On behalf of the legislature Wednesday, Thompson said states have always had the ability to set up different rules for state and federal elections, yet never have.

And as for courts’ ability to clamp down on gerrymandering, he said, the legislature views the state court’s gerrymandering ruling that led to this case as indefensible — and a reason for the U.S. Supreme Court to step in now and stop similar rulings from ever happening again.

“It was not grounded in the text, it was not grounded in history, and it was not grounded in precedent,” he said.

But the case isn’t necessarily just about gerrymandering and elections administration.
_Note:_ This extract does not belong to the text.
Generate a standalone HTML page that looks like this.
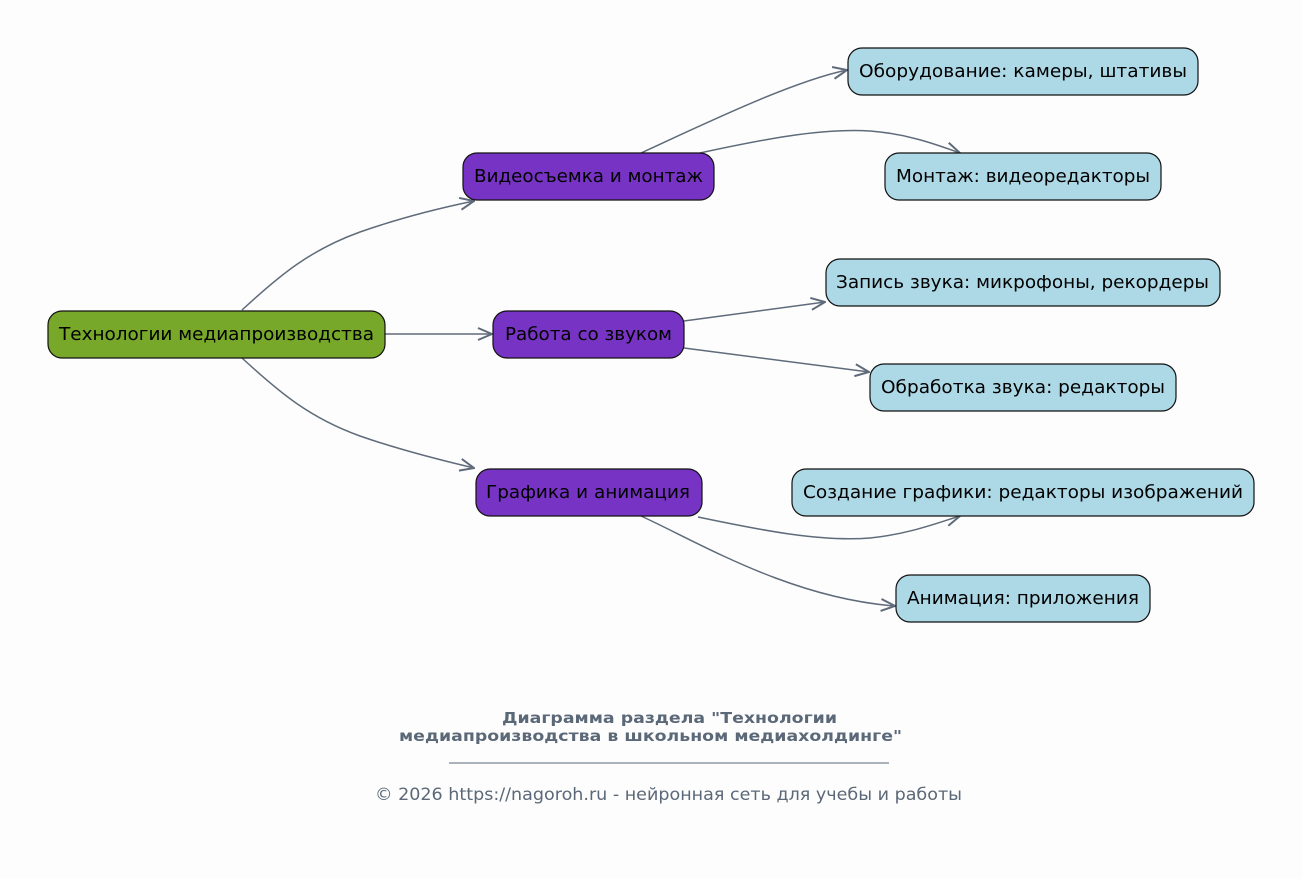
<!DOCTYPE html>
<html><head><meta charset="utf-8"><style>
html,body{margin:0;padding:0;background:#fdfdfd;}
svg{display:block;}
text{font-family:"DejaVu Sans","Liberation Sans",sans-serif;}
</style></head><body>
<svg width="1303" height="879" viewBox="0 0 1303 879" xmlns="http://www.w3.org/2000/svg">
<defs>
<marker id="a" viewBox="0 0 16 16" refX="15" refY="8" markerWidth="16" markerHeight="16" markerUnits="userSpaceOnUse" orient="auto">
<path d="M1,2 L15,8 L1,14" fill="none" stroke="#5f6b7a" stroke-width="2"/>
</marker>
</defs>
<rect width="1303" height="879" fill="#fdfdfd"/>
<g fill="none" stroke="#5f6b7a" stroke-width="1.5" marker-end="url(#a)">
<path d="M242,310 C280,275 310,250 360,232 C400,218 440,208 474,201"/>
<path d="M385,334 L492,334"/>
<path d="M242,358 C280,393 310,418 360,436 C400,450 440,460 474,468"/>
<path d="M641,153 C700,126 790,82 847,70"/>
<path d="M700,153 C760,140 820,128 870,131 C910,134 940,146 960,153"/>
<path d="M684,321 L825,302"/>
<path d="M684,348 L869,372"/>
<path d="M698,517 C760,530 820,542 870,538 C910,534 940,522 960,516"/>
<path d="M641,516 C700,543 790,598 895,606"/>
</g>
<g stroke="#111" stroke-width="1.2">
<rect x="48" y="311" width="337" height="47" rx="14" fill="#77a82a"/>
<rect x="463" y="153" width="251" height="47" rx="14" fill="#7734c4"/>
<rect x="493" y="311" width="191" height="47" rx="14" fill="#7734c4"/>
<rect x="476" y="469" width="226" height="47" rx="14" fill="#7734c4"/>
<rect x="848" y="48" width="350" height="47" rx="14" fill="#add8e6"/>
<rect x="885" y="153" width="276" height="47" rx="14" fill="#add8e6"/>
<rect x="826" y="259" width="394" height="47" rx="14" fill="#add8e6"/>
<rect x="870" y="364" width="306" height="47" rx="14" fill="#add8e6"/>
<rect x="792" y="469" width="462" height="47" rx="14" fill="#add8e6"/>
<rect x="896" y="575" width="254" height="47" rx="14" fill="#add8e6"/>
</g>
<g font-size="17.5" fill="#000" text-anchor="middle">
<text x="216.5" y="340" textLength="315" lengthAdjust="spacingAndGlyphs">Технологии медиапроизводства</text>
<text x="588.5" y="182" textLength="229" lengthAdjust="spacingAndGlyphs">Видеосъемка и монтаж</text>
<text x="588.5" y="340" textLength="167" lengthAdjust="spacingAndGlyphs">Работа со звуком</text>
<text x="588" y="498" textLength="204" lengthAdjust="spacingAndGlyphs">Графика и анимация</text>
<text x="1023" y="77" textLength="328" lengthAdjust="spacingAndGlyphs">Оборудование: камеры, штативы</text>
<text x="1023" y="182" textLength="254" lengthAdjust="spacingAndGlyphs">Монтаж: видеоредакторы</text>
<text x="1022.5" y="288" textLength="373" lengthAdjust="spacingAndGlyphs">Запись звука: микрофоны, рекордеры</text>
<text x="1023" y="393" textLength="284" lengthAdjust="spacingAndGlyphs">Обработка звука: редакторы</text>
<text x="1023" y="498" textLength="440" lengthAdjust="spacingAndGlyphs">Создание графики: редакторы изображений</text>
<text x="1023" y="604" textLength="232" lengthAdjust="spacingAndGlyphs">Анимация: приложения</text>
</g>
<g fill="#5b6878" text-anchor="middle" font-size="15.5" font-weight="bold">
<text x="669.5" y="723" textLength="335" lengthAdjust="spacingAndGlyphs">Диаграмма раздела "Технологии</text>
<text x="650.5" y="741" textLength="503" lengthAdjust="spacingAndGlyphs">медиапроизводства в школьном медиахолдинге"</text>
</g>
<line x1="449" y1="763" x2="889" y2="763" stroke="#5b6878" stroke-width="1"/>
<text x="668.5" y="800" font-size="16.5" fill="#5b6878" text-anchor="middle" textLength="587" lengthAdjust="spacingAndGlyphs">© 2026 https://nagoroh.ru - нейронная сеть для учебы и работы</text>
</svg>
</body></html>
Some, but not all, critics also say a win for North Carolina would allow state legislatures across the country to ignore the popular vote in future presidential elections, and give their Electoral College votes to whichever candidate belongs to the political party that controls the state legislature, regardless of how people voted.

Such a plan was part of Republican President Donald Trump’s efforts to stay in power despite losing the 2020 election, and while it didn’t work then, some say a Supreme Court ruling in favor of expanded power for state lawmakers now could pave the way for a similar plan to actually work in 2024 or beyond.

What the justices said

Justice Samuel Alito, a conservative who has previously been receptive to the legislature’s arguments in this case, pushed back on Katyal repeatedly, saying Congress could always step in to protect people’s rights if it wanted.
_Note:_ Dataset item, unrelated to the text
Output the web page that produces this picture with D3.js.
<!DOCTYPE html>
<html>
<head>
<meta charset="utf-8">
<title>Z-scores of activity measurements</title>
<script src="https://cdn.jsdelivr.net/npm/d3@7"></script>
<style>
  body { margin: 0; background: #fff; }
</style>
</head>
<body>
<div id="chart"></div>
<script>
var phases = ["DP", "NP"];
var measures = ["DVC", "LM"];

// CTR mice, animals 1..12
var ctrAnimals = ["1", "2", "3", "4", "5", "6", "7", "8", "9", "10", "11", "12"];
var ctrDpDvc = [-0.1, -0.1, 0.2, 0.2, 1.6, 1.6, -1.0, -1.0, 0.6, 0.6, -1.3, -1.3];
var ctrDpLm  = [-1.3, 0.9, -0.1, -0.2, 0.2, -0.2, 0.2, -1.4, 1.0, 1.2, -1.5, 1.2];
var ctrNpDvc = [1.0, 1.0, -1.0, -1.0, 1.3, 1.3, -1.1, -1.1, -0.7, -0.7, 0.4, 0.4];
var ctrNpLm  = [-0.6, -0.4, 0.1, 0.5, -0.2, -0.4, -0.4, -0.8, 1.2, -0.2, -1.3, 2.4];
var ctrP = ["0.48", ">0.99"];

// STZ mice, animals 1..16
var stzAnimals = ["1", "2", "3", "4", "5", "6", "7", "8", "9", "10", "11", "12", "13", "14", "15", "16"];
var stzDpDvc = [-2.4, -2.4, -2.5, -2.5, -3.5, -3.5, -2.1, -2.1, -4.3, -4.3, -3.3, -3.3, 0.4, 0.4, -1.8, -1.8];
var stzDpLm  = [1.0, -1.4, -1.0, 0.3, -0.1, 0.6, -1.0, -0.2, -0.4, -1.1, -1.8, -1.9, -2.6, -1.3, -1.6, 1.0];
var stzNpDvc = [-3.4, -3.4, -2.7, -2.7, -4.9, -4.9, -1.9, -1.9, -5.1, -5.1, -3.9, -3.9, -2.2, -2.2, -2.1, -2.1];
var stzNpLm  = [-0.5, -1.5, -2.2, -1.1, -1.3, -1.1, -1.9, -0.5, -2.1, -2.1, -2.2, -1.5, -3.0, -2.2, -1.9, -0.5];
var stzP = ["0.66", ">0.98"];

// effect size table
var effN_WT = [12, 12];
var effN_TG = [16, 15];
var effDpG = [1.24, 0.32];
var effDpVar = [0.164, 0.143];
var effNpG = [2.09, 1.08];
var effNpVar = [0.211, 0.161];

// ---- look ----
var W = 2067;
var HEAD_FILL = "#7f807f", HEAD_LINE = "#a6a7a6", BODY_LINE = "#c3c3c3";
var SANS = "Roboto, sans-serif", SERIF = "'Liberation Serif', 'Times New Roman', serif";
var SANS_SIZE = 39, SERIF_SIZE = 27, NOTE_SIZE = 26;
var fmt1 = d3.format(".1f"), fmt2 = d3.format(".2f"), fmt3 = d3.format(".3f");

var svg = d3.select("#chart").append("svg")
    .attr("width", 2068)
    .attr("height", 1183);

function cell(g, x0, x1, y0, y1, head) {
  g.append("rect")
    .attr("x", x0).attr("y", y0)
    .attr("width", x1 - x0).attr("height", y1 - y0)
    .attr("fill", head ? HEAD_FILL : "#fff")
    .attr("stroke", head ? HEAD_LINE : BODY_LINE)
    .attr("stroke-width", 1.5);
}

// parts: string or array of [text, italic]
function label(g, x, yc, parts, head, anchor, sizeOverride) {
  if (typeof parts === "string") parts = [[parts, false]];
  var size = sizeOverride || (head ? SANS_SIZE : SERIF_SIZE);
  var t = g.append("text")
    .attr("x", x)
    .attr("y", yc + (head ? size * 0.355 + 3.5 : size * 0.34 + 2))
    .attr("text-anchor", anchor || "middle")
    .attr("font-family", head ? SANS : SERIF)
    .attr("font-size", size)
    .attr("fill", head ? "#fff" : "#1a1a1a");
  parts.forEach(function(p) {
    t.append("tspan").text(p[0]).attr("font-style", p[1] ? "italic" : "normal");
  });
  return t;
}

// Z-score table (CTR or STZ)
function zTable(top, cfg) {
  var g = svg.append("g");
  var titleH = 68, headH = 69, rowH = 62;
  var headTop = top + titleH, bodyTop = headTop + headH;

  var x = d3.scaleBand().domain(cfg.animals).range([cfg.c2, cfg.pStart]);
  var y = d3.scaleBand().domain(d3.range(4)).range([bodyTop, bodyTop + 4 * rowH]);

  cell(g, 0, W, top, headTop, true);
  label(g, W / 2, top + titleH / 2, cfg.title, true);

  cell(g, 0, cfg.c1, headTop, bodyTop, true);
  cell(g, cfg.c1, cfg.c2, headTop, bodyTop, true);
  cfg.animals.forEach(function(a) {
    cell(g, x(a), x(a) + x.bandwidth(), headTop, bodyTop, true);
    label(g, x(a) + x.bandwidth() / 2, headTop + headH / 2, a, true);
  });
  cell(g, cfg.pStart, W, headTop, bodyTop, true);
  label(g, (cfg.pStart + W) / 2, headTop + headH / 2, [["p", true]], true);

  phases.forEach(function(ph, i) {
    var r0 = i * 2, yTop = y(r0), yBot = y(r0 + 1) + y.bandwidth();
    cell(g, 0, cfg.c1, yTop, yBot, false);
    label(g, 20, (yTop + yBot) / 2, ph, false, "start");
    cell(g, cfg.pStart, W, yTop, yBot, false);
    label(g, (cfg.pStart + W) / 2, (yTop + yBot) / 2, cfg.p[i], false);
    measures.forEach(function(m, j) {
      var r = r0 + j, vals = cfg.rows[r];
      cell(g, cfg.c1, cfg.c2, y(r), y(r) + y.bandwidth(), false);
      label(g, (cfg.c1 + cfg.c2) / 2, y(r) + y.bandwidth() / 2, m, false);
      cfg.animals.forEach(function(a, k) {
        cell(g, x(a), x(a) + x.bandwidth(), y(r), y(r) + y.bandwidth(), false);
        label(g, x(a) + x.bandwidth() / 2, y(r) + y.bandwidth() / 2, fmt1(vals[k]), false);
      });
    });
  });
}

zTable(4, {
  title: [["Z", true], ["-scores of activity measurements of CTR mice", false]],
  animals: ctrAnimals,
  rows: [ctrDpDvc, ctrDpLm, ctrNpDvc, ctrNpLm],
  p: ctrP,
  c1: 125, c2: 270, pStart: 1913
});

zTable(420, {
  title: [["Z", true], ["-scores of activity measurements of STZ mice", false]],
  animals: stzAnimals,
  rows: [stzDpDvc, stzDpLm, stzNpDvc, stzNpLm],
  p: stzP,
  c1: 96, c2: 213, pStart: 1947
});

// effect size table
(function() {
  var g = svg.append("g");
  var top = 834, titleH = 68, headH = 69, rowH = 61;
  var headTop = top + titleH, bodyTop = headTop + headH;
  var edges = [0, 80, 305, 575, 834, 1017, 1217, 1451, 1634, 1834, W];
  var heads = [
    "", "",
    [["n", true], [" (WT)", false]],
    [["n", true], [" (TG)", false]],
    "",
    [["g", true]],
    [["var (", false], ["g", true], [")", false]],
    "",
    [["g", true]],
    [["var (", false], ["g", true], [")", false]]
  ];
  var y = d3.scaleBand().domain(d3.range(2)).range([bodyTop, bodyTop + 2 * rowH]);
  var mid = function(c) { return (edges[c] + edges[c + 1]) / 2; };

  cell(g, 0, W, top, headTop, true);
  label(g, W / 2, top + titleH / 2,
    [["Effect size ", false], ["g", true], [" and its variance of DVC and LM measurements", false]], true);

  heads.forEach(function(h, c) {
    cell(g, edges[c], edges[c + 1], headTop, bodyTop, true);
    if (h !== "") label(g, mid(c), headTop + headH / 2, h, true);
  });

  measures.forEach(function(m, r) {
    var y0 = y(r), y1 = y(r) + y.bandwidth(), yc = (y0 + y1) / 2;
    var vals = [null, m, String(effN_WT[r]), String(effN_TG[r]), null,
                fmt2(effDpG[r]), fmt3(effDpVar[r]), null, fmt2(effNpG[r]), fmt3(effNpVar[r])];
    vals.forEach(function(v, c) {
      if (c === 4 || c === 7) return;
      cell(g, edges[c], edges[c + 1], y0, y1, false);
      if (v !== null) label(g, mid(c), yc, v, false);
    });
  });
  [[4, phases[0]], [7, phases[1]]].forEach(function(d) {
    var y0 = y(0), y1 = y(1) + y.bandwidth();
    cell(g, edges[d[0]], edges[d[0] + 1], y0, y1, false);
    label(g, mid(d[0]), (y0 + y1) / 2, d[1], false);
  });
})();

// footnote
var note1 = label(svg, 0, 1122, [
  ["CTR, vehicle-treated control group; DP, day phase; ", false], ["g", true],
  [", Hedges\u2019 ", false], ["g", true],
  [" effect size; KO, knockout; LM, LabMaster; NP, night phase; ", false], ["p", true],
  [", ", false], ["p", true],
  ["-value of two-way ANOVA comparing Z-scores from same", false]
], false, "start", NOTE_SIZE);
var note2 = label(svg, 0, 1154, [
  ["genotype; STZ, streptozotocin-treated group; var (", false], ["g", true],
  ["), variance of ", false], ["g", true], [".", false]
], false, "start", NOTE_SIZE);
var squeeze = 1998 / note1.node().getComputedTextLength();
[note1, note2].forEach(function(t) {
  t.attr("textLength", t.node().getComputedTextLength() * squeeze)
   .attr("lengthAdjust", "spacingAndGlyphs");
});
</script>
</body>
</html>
Alito also acknowledged media coverage that has focused on the potential dangers to democracy this case poses. But he suggested that perhaps politically motivated state supreme court justices pose a danger, too — which a ruling in favor of North Carolina could address by taking away those justices’ power to rule on laws governing federal elections.

A key argument Republican lawmakers have made in this case is that the N.C. Supreme Court overstepped its bounds by throwing out the legislature’s maps as unconstitutional gerrymandering based on Section 10 of the N.C. Constitution, which is only five words long: “All elections shall be free.”
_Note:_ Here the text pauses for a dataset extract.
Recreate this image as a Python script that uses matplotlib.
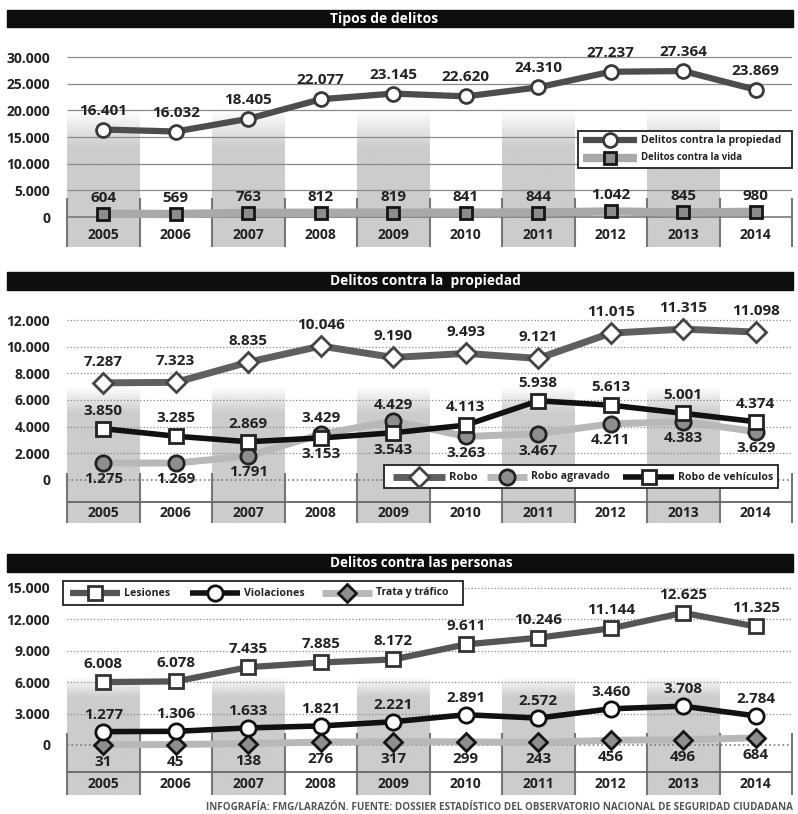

That ruling against the Republican-led legislature came down purely along partisan lines at the Democratic-majority state Supreme Court, The N&O has previously reported.

However, the idea that state lawmakers shouldn’t have to follow their state constitutions didn’t sit well with Justice Ketanji Brown Jackson, one of the court’s three liberal justices.

“In order for us to have a thing called ‘the legislature’ we have to look at the state constitution to figure out where that entity’s powers are, how they can be exercised,” she said.

One of the court’s more conservative justices, Amy Coney Barrett, expressed some confusion over the legislature’s argument several times Wednesday, saying it didn’t seem to square with past precedent.

Katyal later told the justices there’s good reason for them to be confused.

“We can’t tell you what we think (the legislature’s) theory honestly is,” he said. “What they just told you is the opposite of how they started out on page one of their brief.”

Several of the court’s more conservative justices pushed back, suggesting that the legislature’s argument wasn’t as flawed as Katyal suggested. Clarence Thomas — the only current justice who endorsed this theory when it was raised unsuccessfully as part of the Bush v. Gore case in 2000 — pressed Katyal with numerous questions about legal precedent.

“I’ve been waiting 30 years to ask him a question,” Thomas, who is famously quiet on the bench, joked at the outset.

The N&O has previously reported that four of the court’s more conservative justices — Neil Gorsuch and Brett Kavanaugh, in addition to Thomas and Alito — have indicated some level of support for the legislature’s argument.

If they all vote in favor of North Carolina lawmakers, and the three liberals all side against the legislature, then the swing votes will come down to Barrett and Chief Justice John Roberts to decide how the court will rule.